Rows from a dataset

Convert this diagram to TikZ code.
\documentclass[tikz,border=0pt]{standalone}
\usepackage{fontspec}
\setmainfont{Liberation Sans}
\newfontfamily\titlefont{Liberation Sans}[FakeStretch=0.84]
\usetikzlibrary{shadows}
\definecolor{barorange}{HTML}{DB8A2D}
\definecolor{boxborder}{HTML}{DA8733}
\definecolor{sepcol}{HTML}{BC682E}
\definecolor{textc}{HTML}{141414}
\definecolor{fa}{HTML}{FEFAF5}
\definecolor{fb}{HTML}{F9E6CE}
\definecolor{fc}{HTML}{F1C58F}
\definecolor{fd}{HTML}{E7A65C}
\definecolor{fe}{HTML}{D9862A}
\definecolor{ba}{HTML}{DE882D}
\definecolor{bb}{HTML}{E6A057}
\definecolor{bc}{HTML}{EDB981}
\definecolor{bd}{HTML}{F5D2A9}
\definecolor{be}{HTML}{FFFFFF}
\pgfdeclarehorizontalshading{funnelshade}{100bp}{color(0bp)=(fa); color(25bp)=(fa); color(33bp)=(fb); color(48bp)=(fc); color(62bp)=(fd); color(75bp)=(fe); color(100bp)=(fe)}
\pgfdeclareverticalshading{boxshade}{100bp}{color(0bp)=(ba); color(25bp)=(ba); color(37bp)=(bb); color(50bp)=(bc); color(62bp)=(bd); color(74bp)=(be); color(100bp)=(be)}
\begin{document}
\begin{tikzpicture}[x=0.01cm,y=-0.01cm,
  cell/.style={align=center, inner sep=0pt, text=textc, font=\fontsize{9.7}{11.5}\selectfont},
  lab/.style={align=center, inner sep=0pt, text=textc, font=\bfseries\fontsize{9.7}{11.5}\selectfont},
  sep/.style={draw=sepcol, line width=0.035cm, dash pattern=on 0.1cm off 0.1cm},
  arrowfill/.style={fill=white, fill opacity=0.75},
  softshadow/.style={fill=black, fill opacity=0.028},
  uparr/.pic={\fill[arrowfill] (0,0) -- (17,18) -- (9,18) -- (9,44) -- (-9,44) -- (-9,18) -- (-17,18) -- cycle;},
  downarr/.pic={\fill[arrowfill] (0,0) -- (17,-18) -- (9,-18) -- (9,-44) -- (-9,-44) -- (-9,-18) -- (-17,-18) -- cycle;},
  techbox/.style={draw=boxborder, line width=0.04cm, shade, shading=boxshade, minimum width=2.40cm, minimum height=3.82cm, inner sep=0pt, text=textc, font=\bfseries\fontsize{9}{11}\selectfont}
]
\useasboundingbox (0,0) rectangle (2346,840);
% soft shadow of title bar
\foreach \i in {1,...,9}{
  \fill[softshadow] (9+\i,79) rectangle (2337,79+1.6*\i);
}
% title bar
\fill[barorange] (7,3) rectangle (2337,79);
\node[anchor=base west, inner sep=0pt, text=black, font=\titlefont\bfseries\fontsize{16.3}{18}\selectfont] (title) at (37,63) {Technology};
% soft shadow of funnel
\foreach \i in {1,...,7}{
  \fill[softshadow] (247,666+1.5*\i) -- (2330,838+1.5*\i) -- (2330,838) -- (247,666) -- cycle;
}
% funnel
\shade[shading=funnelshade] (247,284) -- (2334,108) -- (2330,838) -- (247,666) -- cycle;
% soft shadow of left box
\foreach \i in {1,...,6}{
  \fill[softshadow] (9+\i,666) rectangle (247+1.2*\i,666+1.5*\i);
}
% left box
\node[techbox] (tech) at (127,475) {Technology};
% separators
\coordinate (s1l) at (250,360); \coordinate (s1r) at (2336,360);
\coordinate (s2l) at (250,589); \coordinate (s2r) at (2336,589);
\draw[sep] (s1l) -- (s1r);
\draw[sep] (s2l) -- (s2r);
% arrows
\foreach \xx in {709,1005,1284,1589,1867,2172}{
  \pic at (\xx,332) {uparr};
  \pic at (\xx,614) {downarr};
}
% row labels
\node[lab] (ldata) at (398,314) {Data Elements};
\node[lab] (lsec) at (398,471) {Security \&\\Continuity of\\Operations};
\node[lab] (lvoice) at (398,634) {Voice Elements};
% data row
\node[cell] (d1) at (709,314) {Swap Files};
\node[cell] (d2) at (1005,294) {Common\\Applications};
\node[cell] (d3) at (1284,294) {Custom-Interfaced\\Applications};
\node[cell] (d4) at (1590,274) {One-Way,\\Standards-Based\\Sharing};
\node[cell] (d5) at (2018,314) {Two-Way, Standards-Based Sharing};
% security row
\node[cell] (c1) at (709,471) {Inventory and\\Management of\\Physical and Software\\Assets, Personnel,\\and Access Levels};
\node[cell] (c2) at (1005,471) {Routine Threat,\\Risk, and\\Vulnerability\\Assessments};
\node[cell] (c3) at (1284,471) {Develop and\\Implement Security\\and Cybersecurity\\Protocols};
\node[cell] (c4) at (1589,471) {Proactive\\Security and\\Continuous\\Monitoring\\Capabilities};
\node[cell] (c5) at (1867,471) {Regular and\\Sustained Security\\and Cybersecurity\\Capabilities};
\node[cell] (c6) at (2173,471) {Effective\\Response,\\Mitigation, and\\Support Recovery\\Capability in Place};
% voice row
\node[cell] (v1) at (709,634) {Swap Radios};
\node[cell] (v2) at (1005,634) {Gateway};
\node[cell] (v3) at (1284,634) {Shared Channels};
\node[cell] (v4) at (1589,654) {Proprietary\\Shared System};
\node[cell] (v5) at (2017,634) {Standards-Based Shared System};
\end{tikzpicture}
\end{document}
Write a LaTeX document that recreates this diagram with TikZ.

◆ Problem details:
Repeat the data above, word for word.

◆ Full output:
Convert this diagram to TikZ code.
\documentclass[tikz,border=0pt]{standalone}
\usepackage{fontspec}
\setmainfont{Liberation Sans}
\newfontfamily\titlefont{Liberation Sans}[FakeStretch=0.84]
\usetikzlibrary{shadows}
\definecolor{barorange}{HTML}{DB8A2D}
\definecolor{boxborder}{HTML}{DA8733}
\definecolor{sepcol}{HTML}{BC682E}
\definecolor{textc}{HTML}{141414}
\definecolor{fa}{HTML}{FEFAF5}
\definecolor{fb}{HTML}{F9E6CE}
\definecolor{fc}{HTML}{F1C58F}
\definecolor{fd}{HTML}{E7A65C}
\definecolor{fe}{HTML}{D9862A}
\definecolor{ba}{HTML}{DE882D}
\definecolor{bb}{HTML}{E6A057}
\definecolor{bc}{HTML}{EDB981}
\definecolor{bd}{HTML}{F5D2A9}
\definecolor{be}{HTML}{FFFFFF}
\pgfdeclarehorizontalshading{funnelshade}{100bp}{color(0bp)=(fa); color(25bp)=(fa); color(33bp)=(fb); color(48bp)=(fc); color(62bp)=(fd); color(75bp)=(fe); color(100bp)=(fe)}
\pgfdeclareverticalshading{boxshade}{100bp}{color(0bp)=(ba); color(25bp)=(ba); color(37bp)=(bb); color(50bp)=(bc); color(62bp)=(bd); color(74bp)=(be); color(100bp)=(be)}
\begin{document}
\begin{tikzpicture}[x=0.01cm,y=-0.01cm,
  cell/.style={align=center, inner sep=0pt, text=textc, font=\fontsize{9.7}{11.5}\selectfont},
  lab/.style={align=center, inner sep=0pt, text=textc, font=\bfseries\fontsize{9.7}{11.5}\selectfont},
  sep/.style={draw=sepcol, line width=0.035cm, dash pattern=on 0.1cm off 0.1cm},
  arrowfill/.style={fill=white, fill opacity=0.75},
  softshadow/.style={fill=black, fill opacity=0.028},
  uparr/.pic={\fill[arrowfill] (0,0) -- (17,18) -- (9,18) -- (9,44) -- (-9,44) -- (-9,18) -- (-17,18) -- cycle;},
  downarr/.pic={\fill[arrowfill] (0,0) -- (17,-18) -- (9,-18) -- (9,-44) -- (-9,-44) -- (-9,-18) -- (-17,-18) -- cycle;},
  techbox/.style={draw=boxborder, line width=0.04cm, shade, shading=boxshade, minimum width=2.40cm, minimum height=3.82cm, inner sep=0pt, text=textc, font=\bfseries\fontsize{9}{11}\selectfont}
]
\useasboundingbox (0,0) rectangle (2346,840);
% soft shadow of title bar
\foreach \i in {1,...,9}{
  \fill[softshadow] (9+\i,79) rectangle (2337,79+1.6*\i);
}
% title bar
\fill[barorange] (7,3) rectangle (2337,79);
\node[anchor=base west, inner sep=0pt, text=black, font=\titlefont\bfseries\fontsize{16.3}{18}\selectfont] (title) at (37,63) {Technology};
% soft shadow of funnel
\foreach \i in {1,...,7}{
  \fill[softshadow] (247,666+1.5*\i) -- (2330,838+1.5*\i) -- (2330,838) -- (247,666) -- cycle;
}
% funnel
\shade[shading=funnelshade] (247,284) -- (2334,108) -- (2330,838) -- (247,666) -- cycle;
% soft shadow of left box
\foreach \i in {1,...,6}{
  \fill[softshadow] (9+\i,666) rectangle (247+1.2*\i,666+1.5*\i);
}
% left box
\node[techbox] (tech) at (127,475) {Technology};
% separators
\coordinate (s1l) at (250,360); \coordinate (s1r) at (2336,360);
\coordinate (s2l) at (250,589); \coordinate (s2r) at (2336,589);
\draw[sep] (s1l) -- (s1r);
\draw[sep] (s2l) -- (s2r);
% arrows
\foreach \xx in {709,1005,1284,1589,1867,2172}{
  \pic at (\xx,332) {uparr};
  \pic at (\xx,614) {downarr};
}
% row labels
\node[lab] (ldata) at (398,314) {Data Elements};
\node[lab] (lsec) at (398,471) {Security \&\\Continuity of\\Operations};
\node[lab] (lvoice) at (398,634) {Voice Elements};
% data row
\node[cell] (d1) at (709,314) {Swap Files};
\node[cell] (d2) at (1005,294) {Common\\Applications};
\node[cell] (d3) at (1284,294) {Custom-Interfaced\\Applications};
\node[cell] (d4) at (1590,274) {One-Way,\\Standards-Based\\Sharing};
\node[cell] (d5) at (2018,314) {Two-Way, Standards-Based Sharing};
% security row
\node[cell] (c1) at (709,471) {Inventory and\\Management of\\Physical and Software\\Assets, Personnel,\\and Access Levels};
\node[cell] (c2) at (1005,471) {Routine Threat,\\Risk, and\\Vulnerability\\Assessments};
\node[cell] (c3) at (1284,471) {Develop and\\Implement Security\\and Cybersecurity\\Protocols};
\node[cell] (c4) at (1589,471) {Proactive\\Security and\\Continuous\\Monitoring\\Capabilities};
\node[cell] (c5) at (1867,471) {Regular and\\Sustained Security\\and Cybersecurity\\Capabilities};
\node[cell] (c6) at (2173,471) {Effective\\Response,\\Mitigation, and\\Support Recovery\\Capability in Place};
% voice row
\node[cell] (v1) at (709,634) {Swap Radios};
\node[cell] (v2) at (1005,634) {Gateway};
\node[cell] (v3) at (1284,634) {Shared Channels};
\node[cell] (v4) at (1589,654) {Proprietary\\Shared System};
\node[cell] (v5) at (2017,634) {Standards-Based Shared System};
\end{tikzpicture}
\end{document}
Write a LaTeX document that recreates this diagram with TikZ.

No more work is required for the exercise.